SUPPLIED INFORMATION.
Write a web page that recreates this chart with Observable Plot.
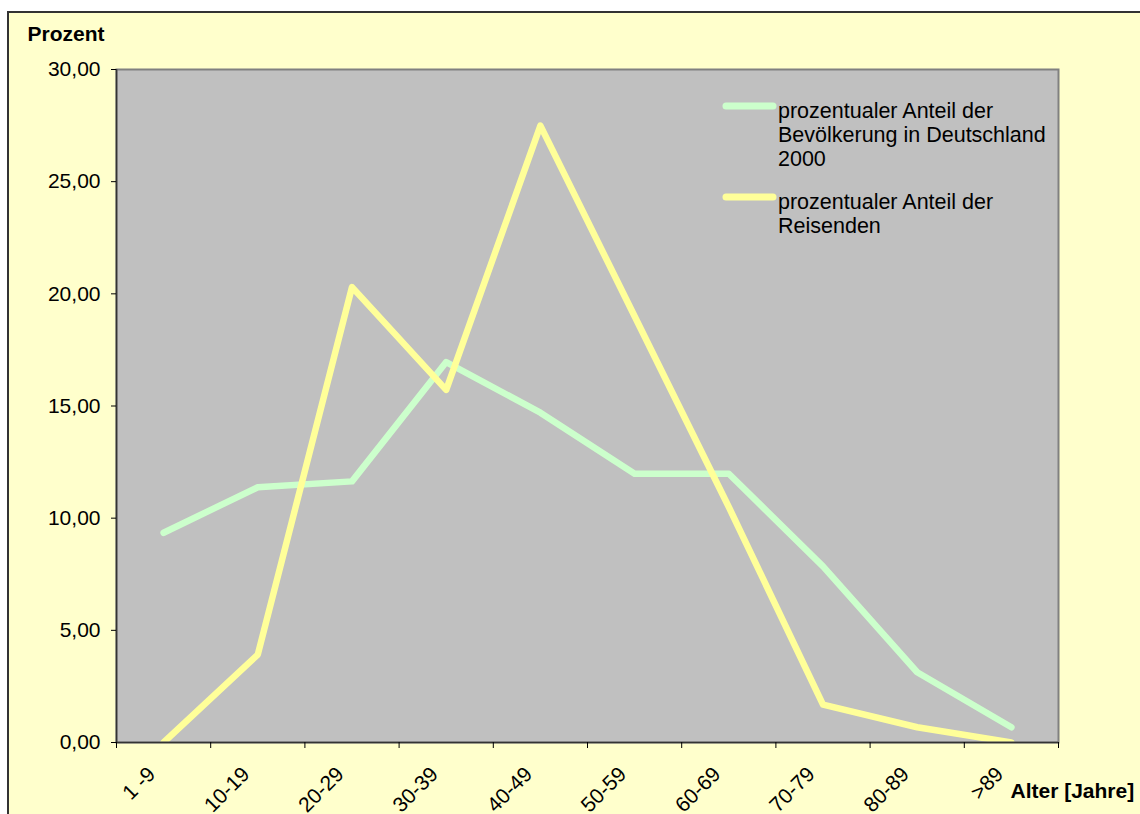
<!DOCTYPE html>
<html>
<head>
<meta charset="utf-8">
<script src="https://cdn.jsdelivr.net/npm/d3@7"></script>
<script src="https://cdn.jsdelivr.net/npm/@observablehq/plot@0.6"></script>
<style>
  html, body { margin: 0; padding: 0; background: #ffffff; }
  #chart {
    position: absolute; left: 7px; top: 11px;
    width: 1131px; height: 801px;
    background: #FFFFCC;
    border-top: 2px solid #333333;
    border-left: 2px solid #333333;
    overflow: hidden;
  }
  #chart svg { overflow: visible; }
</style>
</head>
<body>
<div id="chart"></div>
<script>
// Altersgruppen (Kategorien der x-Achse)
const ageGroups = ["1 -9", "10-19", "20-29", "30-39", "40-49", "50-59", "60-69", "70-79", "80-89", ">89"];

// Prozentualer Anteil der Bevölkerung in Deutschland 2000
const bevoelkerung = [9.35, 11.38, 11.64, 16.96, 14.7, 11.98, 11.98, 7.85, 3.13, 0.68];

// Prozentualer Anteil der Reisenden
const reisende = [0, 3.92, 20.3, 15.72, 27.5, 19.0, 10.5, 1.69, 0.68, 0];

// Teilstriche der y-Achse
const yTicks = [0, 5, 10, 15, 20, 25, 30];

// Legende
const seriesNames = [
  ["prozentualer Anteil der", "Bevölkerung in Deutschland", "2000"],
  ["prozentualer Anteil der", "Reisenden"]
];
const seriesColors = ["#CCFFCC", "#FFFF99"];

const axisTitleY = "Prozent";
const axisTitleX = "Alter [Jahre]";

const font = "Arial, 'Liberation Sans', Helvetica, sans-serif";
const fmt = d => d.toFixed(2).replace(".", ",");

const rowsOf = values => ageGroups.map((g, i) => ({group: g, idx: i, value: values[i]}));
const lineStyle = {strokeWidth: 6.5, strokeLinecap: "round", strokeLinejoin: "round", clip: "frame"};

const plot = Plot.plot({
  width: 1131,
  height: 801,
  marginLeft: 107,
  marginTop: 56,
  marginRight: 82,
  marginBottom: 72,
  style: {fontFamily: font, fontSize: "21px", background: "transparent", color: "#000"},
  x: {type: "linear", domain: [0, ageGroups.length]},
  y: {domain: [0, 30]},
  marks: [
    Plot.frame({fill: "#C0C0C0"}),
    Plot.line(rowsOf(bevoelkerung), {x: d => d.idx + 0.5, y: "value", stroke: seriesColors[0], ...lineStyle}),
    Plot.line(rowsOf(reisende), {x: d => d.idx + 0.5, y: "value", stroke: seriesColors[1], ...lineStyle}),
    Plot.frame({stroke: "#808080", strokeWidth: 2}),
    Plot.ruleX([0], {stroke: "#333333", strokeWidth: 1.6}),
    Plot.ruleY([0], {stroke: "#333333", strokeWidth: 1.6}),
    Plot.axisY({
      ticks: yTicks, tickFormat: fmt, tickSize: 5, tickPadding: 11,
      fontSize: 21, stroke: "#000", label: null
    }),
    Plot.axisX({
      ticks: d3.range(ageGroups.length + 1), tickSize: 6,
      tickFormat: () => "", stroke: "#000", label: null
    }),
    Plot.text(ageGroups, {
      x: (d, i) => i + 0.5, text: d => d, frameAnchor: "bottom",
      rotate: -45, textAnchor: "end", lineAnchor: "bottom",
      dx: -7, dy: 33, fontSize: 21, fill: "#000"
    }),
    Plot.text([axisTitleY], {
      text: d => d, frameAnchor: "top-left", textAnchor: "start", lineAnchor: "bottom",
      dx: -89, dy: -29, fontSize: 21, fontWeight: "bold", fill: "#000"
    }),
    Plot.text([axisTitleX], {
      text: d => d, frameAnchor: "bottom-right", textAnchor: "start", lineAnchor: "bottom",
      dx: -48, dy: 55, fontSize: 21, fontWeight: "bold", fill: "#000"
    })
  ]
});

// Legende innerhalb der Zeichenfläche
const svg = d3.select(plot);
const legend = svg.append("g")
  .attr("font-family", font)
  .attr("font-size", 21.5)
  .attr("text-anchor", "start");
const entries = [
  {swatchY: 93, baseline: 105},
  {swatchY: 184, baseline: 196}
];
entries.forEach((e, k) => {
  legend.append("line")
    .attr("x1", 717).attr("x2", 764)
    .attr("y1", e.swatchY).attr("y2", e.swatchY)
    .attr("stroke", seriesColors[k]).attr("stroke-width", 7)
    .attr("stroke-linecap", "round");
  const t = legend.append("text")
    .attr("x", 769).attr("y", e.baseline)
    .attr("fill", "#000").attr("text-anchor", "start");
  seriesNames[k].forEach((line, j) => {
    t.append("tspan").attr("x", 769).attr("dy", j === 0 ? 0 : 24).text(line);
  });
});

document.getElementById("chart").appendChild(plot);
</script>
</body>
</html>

SET EXERCISE. Repeat the material above verbatim, with no pictures in the output.

ANSWER BELOW.
Write a web page that recreates this chart with Observable Plot.
<!DOCTYPE html>
<html>
<head>
<meta charset="utf-8">
<script src="https://cdn.jsdelivr.net/npm/d3@7"></script>
<script src="https://cdn.jsdelivr.net/npm/@observablehq/plot@0.6"></script>
<style>
  html, body { margin: 0; padding: 0; background: #ffffff; }
  #chart {
    position: absolute; left: 7px; top: 11px;
    width: 1131px; height: 801px;
    background: #FFFFCC;
    border-top: 2px solid #333333;
    border-left: 2px solid #333333;
    overflow: hidden;
  }
  #chart svg { overflow: visible; }
</style>
</head>
<body>
<div id="chart"></div>
<script>
// Altersgruppen (Kategorien der x-Achse)
const ageGroups = ["1 -9", "10-19", "20-29", "30-39", "40-49", "50-59", "60-69", "70-79", "80-89", ">89"];

// Prozentualer Anteil der Bevölkerung in Deutschland 2000
const bevoelkerung = [9.35, 11.38, 11.64, 16.96, 14.7, 11.98, 11.98, 7.85, 3.13, 0.68];

// Prozentualer Anteil der Reisenden
const reisende = [0, 3.92, 20.3, 15.72, 27.5, 19.0, 10.5, 1.69, 0.68, 0];

// Teilstriche der y-Achse
const yTicks = [0, 5, 10, 15, 20, 25, 30];

// Legende
const seriesNames = [
  ["prozentualer Anteil der", "Bevölkerung in Deutschland", "2000"],
  ["prozentualer Anteil der", "Reisenden"]
];
const seriesColors = ["#CCFFCC", "#FFFF99"];

const axisTitleY = "Prozent";
const axisTitleX = "Alter [Jahre]";

const font = "Arial, 'Liberation Sans', Helvetica, sans-serif";
const fmt = d => d.toFixed(2).replace(".", ",");

const rowsOf = values => ageGroups.map((g, i) => ({group: g, idx: i, value: values[i]}));
const lineStyle = {strokeWidth: 6.5, strokeLinecap: "round", strokeLinejoin: "round", clip: "frame"};

const plot = Plot.plot({
  width: 1131,
  height: 801,
  marginLeft: 107,
  marginTop: 56,
  marginRight: 82,
  marginBottom: 72,
  style: {fontFamily: font, fontSize: "21px", background: "transparent", color: "#000"},
  x: {type: "linear", domain: [0, ageGroups.length]},
  y: {domain: [0, 30]},
  marks: [
    Plot.frame({fill: "#C0C0C0"}),
    Plot.line(rowsOf(bevoelkerung), {x: d => d.idx + 0.5, y: "value", stroke: seriesColors[0], ...lineStyle}),
    Plot.line(rowsOf(reisende), {x: d => d.idx + 0.5, y: "value", stroke: seriesColors[1], ...lineStyle}),
    Plot.frame({stroke: "#808080", strokeWidth: 2}),
    Plot.ruleX([0], {stroke: "#333333", strokeWidth: 1.6}),
    Plot.ruleY([0], {stroke: "#333333", strokeWidth: 1.6}),
    Plot.axisY({
      ticks: yTicks, tickFormat: fmt, tickSize: 5, tickPadding: 11,
      fontSize: 21, stroke: "#000", label: null
    }),
    Plot.axisX({
      ticks: d3.range(ageGroups.length + 1), tickSize: 6,
      tickFormat: () => "", stroke: "#000", label: null
    }),
    Plot.text(ageGroups, {
      x: (d, i) => i + 0.5, text: d => d, frameAnchor: "bottom",
      rotate: -45, textAnchor: "end", lineAnchor: "bottom",
      dx: -7, dy: 33, fontSize: 21, fill: "#000"
    }),
    Plot.text([axisTitleY], {
      text: d => d, frameAnchor: "top-left", textAnchor: "start", lineAnchor: "bottom",
      dx: -89, dy: -29, fontSize: 21, fontWeight: "bold", fill: "#000"
    }),
    Plot.text([axisTitleX], {
      text: d => d, frameAnchor: "bottom-right", textAnchor: "start", lineAnchor: "bottom",
      dx: -48, dy: 55, fontSize: 21, fontWeight: "bold", fill: "#000"
    })
  ]
});

// Legende innerhalb der Zeichenfläche
const svg = d3.select(plot);
const legend = svg.append("g")
  .attr("font-family", font)
  .attr("font-size", 21.5)
  .attr("text-anchor", "start");
const entries = [
  {swatchY: 93, baseline: 105},
  {swatchY: 184, baseline: 196}
];
entries.forEach((e, k) => {
  legend.append("line")
    .attr("x1", 717).attr("x2", 764)
    .attr("y1", e.swatchY).attr("y2", e.swatchY)
    .attr("stroke", seriesColors[k]).attr("stroke-width", 7)
    .attr("stroke-linecap", "round");
  const t = legend.append("text")
    .attr("x", 769).attr("y", e.baseline)
    .attr("fill", "#000").attr("text-anchor", "start");
  seriesNames[k].forEach((line, j) => {
    t.append("tspan").attr("x", 769).attr("dy", j === 0 ? 0 : 24).text(line);
  });
});

document.getElementById("chart").appendChild(plot);
</script>
</body>
</html>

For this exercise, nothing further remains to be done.